In tutti i casi di giudizio direttissimo è la pubblica accusa a formare il fascicolo per il dibattimento, che viene trasmesso alla cancelleria del giudice competente. Gli atti delle indagini restano depositati presso la segreteria del pubblico ministero, in modo da consentire al difensore di prenderne visione (art. 450 co. 6). Una volta introdotto il rito direttissimo, il giudice del dibattimento ha il potere-dovere di valutare la sussistenza dei presupposti del medesimo:
- se la verifica dà esito negativo, egli deve rimettere gli atti al pubblico ministero con ordinanza (art. 452 co. 1);
- se la verifica dà esito positivo, il giudice è vincolato a procedere al dibattimento.
Forme del dibattimento
In linea di massima, il dibattimento si svolge nelle forme ordinarie (art. 450 co. 1), anche se vi sono alcune particolarità:
- per esigenze di celerità, si prevede che le parti possano far citare oralmente la persona offesa e i testimoni, ovvero possano presentarli direttamente in udienza (co. 2 e 3).
- quando si procede a seguito di citazione, il pubblico ministero contesta oralmente l’accusa all’imputato presente (art. 451 co. 4);
In ogni caso il presidente avverte l’imputato della facoltà di chiedere il giudizio abbreviato o il patteggiamento (co. 5) oppure, in alternativa, un termine per preparare la difesa (co. 6). Se l’imputato si avvale di tale facoltà, il giudice deve sospendere il dibattimento sino all’udienza successiva alla scadenza del termine.
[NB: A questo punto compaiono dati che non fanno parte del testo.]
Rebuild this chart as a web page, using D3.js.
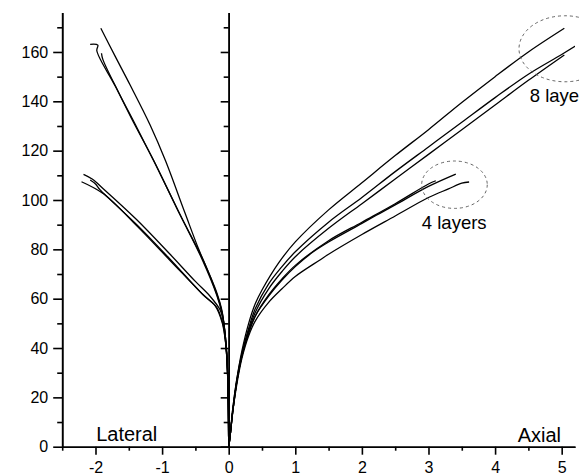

Giudizio direttissimo previsto da leggi speciali
Alcune leggi speciali hanno introdotto figure particolari di giudizio direttissimo obbligatorio:
- quando si perseguono reati concernenti armi ed esplosivi (l. n. 356 del 1992);
- quando si perseguono reati finalizzati alla discriminazione razziale, etnica e religiosa (l. n. 205 del 1993);
- quando si perseguono fenomeni di violenza connessi a competizioni calcistiche (l. n. 41 del 2007).